O aeroporto de Brasília, após a concessão em 2013, passou por muitas mudanças e hoje é considerado referência no País, com amplo e confortável terminal de passageiros e maior capacidade operacional.

Já o de Viracopos (SP), apesar de ter melhorado a infraestrutura oferecida aos passageiros, foi devolvido pelos concessionários em julho deste ano em função da dívida de R$ 460 milhões relacionada às outorgas devidas ao Governo Federal. Agora, está novamente no pacote para ser leiloado.

“O mesmo aconteceu com muitas concessões rodoviárias que não foram bem sucedidas porque o planejamento foi feito com base em premissas que não eram reais. Questões políticas também interferem. A forma de remuneração tem que ser adequada para que o retorno para o investidor seja também economicamente viável”, avalia o economista Gilberto Barbosa.

Maurício Endo destaca a necessidade de reforçar nos editais mecanismos de mitigação de risco cambial para financiamento em moeda estrangeira. “Sem isso, o investidor estrangeiro não vem”.

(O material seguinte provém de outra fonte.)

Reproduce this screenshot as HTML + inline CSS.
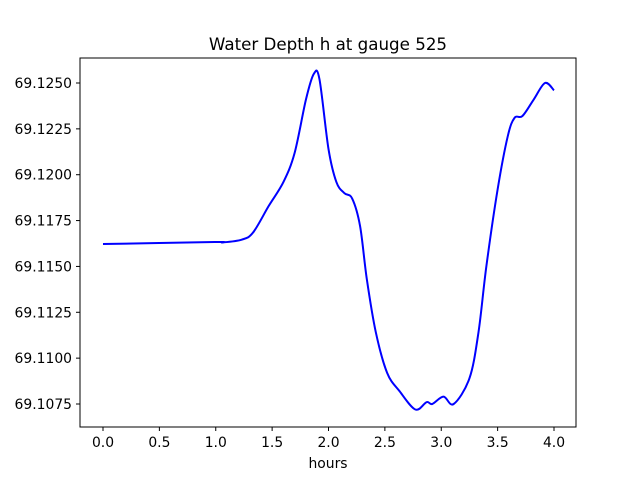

Para o professor José Roberto Savoia é preciso assegurar desde o planejamento um modelo de prestação de serviço que garanta também a competitividade do equipamento. O que passa necessariamente pelo fortalecimento das agências reguladoras. “É preciso que haja um bom órgão regulador para resguardar os interesses do cidadão e para que o objetivo público seja atingido”.